Satoyama or the watergarden
Ludivine Gragy is a landscape architect working on various scales of territory. In her projects Plants, Soil, Water & Stones cohabit in order to enable ecosystems to grow.
Her practice is driven by experimentation and the maintenance of a close link between creation, realization and its cultivation over time. She founded her Berlin (DE) based studio in 2018.
During her working process, digital and analogue tools come together to enhance the optimization of natural resources. Considering the specificity of the site as key for the project development, she tends to create living spaces for all species. After graduating from the National School of Applied Arts ENSAAMA in Paris in 2006 and from the National School of Landscape Architecture ENSP in Versailles in 2010, she has gone on to work throughout Germany, Japan and Switzerland. Between 2011 and 2018, she has gained professional experience in offices such as Kuhn Landschaftsarchitekten and atelier le balto, in several aspects of the landscape architecture discipline.
Satoyama 里山 is a rural socio-ecological system including forests, rice paddies, irrigation networks and settlements. In Japan, this productive landscape is adapted to the climate and the geomorphology of the territories. It mirrors the cyclical and close relationship between human beings and their original habitat. The sustainability of this land-use mosaic relies on community’s ability to manage respectfully their environment and on the transmission of specific knowledges.
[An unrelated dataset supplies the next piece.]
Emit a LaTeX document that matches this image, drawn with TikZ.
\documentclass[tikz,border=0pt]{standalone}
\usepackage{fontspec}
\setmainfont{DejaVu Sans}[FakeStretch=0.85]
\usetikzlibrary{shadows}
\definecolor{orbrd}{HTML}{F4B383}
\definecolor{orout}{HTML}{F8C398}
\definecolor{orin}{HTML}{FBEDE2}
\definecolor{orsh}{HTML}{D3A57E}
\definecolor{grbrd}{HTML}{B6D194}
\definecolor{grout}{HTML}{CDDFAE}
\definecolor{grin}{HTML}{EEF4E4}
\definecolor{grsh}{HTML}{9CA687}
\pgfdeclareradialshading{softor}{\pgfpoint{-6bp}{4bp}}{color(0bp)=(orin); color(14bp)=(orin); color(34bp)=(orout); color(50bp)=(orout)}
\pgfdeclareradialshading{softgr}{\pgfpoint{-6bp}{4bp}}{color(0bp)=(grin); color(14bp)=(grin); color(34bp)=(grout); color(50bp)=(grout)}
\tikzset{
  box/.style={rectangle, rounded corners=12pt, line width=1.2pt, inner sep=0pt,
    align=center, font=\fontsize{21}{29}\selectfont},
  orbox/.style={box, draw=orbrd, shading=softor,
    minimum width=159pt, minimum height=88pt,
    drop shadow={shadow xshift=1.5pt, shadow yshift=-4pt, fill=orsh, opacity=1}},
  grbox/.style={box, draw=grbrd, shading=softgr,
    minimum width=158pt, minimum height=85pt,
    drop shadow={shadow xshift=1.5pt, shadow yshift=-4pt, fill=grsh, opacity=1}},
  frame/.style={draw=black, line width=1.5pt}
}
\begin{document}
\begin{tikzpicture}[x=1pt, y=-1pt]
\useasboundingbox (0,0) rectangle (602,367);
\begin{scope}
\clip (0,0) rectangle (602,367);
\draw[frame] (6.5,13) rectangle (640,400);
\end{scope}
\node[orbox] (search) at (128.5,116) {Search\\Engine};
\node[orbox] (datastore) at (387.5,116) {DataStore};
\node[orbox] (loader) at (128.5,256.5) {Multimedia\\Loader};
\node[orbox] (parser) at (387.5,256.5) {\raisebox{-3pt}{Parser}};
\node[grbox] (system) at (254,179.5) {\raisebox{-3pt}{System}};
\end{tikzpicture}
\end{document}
Human beings, plants, animals and soil are interconnected, and the natural resources of the site are harnessed to foster community life. The introduction of fuel and chemical fertilizer in the1960s has contributed significantly to the erosion of these systems. Today, as they are disappearing, the question of their future arises.
In Fall 2022, I researched these fragile ecosystems looking at the role of water. The water cycle repeats itself every year to irrigate crops and change its environment by modifying its vegetation and wildlife. It is expected that over the next decades water will become a scarce resource in Asia and on the other continents due to climate change. There is an urgent need to reconsider our way to design living areas to make them habitable. How can the water cycle and its management as a structural element be integrated into the design of rural and urban areas?
An ecosystem doesn’t work without considering the notion of cycle and interdependency. Managing resources and waste needs to be approached from the human scale, considering the environmental capacity and natural resilience of each region specifically.
What if we learned from this organic land structure to plan our future cities?
By creating ‘symbiotic’ ecologies, we don’t only reduce impacts but also generate new visions and long-term regeneration. As new aspects of planning seem to be emerging, we aim to change reflexes by giving design an ontological dimension that can change our way of being and acting.